# START OF AVAILABLE DATA

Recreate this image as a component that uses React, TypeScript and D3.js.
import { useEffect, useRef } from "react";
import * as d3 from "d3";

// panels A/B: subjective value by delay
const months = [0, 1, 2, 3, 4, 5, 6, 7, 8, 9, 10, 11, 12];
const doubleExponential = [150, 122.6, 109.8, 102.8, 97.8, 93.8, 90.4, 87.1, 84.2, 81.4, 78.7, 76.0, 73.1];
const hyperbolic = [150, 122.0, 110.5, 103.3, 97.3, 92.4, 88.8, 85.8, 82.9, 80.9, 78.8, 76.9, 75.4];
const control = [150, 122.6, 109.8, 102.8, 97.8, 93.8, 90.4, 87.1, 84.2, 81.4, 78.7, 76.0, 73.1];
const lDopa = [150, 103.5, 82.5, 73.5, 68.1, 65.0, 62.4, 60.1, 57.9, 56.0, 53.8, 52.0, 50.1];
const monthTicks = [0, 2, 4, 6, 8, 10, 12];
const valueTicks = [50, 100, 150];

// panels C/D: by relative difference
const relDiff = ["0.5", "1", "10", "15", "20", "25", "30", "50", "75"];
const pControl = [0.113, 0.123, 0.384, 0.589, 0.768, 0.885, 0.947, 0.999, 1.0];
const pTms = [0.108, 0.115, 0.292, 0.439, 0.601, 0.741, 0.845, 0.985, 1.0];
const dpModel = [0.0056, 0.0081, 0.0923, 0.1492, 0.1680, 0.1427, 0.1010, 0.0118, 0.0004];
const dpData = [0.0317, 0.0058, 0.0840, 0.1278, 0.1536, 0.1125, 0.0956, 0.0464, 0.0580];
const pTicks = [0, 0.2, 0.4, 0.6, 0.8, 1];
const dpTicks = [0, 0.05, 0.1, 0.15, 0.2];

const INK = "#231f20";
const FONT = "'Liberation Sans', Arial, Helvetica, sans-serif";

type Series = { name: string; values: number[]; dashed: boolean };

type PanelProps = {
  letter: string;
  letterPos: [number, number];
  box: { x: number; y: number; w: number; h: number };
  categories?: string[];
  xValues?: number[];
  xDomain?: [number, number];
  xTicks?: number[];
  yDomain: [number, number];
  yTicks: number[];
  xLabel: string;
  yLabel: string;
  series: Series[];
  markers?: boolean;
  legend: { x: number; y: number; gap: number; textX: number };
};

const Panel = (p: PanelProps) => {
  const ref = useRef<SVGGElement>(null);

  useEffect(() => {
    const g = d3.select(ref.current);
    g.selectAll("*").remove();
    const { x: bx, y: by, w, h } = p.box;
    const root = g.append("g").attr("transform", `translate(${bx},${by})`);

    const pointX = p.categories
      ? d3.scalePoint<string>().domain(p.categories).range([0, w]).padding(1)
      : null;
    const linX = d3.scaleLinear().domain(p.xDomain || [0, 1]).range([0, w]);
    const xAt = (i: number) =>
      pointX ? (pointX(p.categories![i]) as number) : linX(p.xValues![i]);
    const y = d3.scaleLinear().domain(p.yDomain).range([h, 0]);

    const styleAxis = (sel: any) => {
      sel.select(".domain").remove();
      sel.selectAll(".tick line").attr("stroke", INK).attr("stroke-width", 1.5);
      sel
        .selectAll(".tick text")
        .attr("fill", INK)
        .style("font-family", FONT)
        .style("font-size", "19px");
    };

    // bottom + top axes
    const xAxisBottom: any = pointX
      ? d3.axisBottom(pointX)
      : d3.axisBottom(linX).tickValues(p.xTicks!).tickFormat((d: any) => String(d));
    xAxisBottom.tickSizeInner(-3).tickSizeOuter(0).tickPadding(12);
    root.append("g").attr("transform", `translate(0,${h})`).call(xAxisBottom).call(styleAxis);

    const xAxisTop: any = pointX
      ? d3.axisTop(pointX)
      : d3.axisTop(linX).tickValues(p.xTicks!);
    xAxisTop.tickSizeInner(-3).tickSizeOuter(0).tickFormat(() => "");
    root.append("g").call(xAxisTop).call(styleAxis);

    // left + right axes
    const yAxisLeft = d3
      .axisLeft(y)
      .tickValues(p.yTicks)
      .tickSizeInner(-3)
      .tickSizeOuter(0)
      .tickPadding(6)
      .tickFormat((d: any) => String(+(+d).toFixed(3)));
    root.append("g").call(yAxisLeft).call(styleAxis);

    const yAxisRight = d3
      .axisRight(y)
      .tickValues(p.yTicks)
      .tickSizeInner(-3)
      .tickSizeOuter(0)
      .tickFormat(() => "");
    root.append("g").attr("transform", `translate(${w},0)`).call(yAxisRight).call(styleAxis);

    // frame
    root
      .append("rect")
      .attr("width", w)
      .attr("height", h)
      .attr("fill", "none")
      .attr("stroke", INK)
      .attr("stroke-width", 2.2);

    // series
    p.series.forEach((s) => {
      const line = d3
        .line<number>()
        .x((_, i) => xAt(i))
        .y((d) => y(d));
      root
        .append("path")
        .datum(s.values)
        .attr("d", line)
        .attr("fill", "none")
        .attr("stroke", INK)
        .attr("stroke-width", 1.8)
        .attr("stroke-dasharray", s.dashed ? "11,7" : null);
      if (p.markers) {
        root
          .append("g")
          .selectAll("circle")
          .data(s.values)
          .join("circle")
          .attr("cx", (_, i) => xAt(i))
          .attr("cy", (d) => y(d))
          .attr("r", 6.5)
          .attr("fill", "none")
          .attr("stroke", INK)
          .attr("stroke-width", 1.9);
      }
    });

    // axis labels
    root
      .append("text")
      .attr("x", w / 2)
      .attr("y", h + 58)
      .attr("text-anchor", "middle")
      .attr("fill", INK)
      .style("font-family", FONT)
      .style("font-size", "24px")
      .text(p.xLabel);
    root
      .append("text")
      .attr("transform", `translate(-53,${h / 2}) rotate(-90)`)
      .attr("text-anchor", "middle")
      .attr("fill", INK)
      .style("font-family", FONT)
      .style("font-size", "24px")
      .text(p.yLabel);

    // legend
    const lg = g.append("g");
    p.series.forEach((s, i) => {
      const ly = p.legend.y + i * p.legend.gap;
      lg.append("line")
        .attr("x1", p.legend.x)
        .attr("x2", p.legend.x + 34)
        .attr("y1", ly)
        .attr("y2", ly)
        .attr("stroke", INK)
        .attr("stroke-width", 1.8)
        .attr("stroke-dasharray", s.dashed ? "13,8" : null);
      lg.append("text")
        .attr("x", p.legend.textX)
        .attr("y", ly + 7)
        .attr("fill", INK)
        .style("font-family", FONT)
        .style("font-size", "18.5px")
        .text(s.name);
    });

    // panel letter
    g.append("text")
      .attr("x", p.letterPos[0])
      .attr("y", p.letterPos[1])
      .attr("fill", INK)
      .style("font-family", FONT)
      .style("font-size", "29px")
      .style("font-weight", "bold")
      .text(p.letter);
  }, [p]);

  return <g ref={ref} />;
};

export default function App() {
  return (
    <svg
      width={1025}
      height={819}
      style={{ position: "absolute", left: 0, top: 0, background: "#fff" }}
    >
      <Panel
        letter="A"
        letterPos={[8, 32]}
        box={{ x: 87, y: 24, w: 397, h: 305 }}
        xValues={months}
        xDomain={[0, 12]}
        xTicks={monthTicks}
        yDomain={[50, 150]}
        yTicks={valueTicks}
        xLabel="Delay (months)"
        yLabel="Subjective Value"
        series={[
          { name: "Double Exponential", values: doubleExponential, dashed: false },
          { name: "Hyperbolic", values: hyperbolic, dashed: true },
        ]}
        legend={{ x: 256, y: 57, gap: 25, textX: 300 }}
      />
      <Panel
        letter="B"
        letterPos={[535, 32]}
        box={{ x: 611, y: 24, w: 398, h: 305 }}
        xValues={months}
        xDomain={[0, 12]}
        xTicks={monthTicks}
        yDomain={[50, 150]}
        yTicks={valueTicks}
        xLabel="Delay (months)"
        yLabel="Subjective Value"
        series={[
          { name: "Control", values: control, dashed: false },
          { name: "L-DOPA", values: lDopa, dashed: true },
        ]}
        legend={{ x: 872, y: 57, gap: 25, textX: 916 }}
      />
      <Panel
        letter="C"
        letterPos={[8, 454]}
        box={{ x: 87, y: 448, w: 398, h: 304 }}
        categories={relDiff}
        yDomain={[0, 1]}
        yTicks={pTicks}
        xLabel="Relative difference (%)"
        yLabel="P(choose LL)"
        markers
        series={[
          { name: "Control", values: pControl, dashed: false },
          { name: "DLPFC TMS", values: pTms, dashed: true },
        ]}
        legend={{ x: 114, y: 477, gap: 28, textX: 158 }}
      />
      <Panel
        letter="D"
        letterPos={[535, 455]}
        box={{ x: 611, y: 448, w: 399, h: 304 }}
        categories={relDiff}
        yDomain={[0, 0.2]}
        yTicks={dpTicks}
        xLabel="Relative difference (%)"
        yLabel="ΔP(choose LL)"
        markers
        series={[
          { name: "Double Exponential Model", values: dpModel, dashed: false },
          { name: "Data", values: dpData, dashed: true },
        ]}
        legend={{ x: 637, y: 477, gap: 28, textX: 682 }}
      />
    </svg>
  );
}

# END OF AVAILABLE DATA

_INSTRUCTIONS TO FOLLOW_.
Look at the material above and copy, word for word, its lines from the first through the one containing "string; values: number[];".

_EXERCISE RESPONSE_.
Recreate this image as a component that uses React, TypeScript and D3.js.
import { useEffect, useRef } from "react";
import * as d3 from "d3";

// panels A/B: subjective value by delay
const months = [0, 1, 2, 3, 4, 5, 6, 7, 8, 9, 10, 11, 12];
const doubleExponential = [150, 122.6, 109.8, 102.8, 97.8, 93.8, 90.4, 87.1, 84.2, 81.4, 78.7, 76.0, 73.1];
const hyperbolic = [150, 122.0, 110.5, 103.3, 97.3, 92.4, 88.8, 85.8, 82.9, 80.9, 78.8, 76.9, 75.4];
const control = [150, 122.6, 109.8, 102.8, 97.8, 93.8, 90.4, 87.1, 84.2, 81.4, 78.7, 76.0, 73.1];
const lDopa = [150, 103.5, 82.5, 73.5, 68.1, 65.0, 62.4, 60.1, 57.9, 56.0, 53.8, 52.0, 50.1];
const monthTicks = [0, 2, 4, 6, 8, 10, 12];
const valueTicks = [50, 100, 150];

// panels C/D: by relative difference
const relDiff = ["0.5", "1", "10", "15", "20", "25", "30", "50", "75"];
const pControl = [0.113, 0.123, 0.384, 0.589, 0.768, 0.885, 0.947, 0.999, 1.0];
const pTms = [0.108, 0.115, 0.292, 0.439, 0.601, 0.741, 0.845, 0.985, 1.0];
const dpModel = [0.0056, 0.0081, 0.0923, 0.1492, 0.1680, 0.1427, 0.1010, 0.0118, 0.0004];
const dpData = [0.0317, 0.0058, 0.0840, 0.1278, 0.1536, 0.1125, 0.0956, 0.0464, 0.0580];
const pTicks = [0, 0.2, 0.4, 0.6, 0.8, 1];
const dpTicks = [0, 0.05, 0.1, 0.15, 0.2];

const INK = "#231f20";
const FONT = "'Liberation Sans', Arial, Helvetica, sans-serif";

type Series = { name: string; values: number[]; dashed: boolean };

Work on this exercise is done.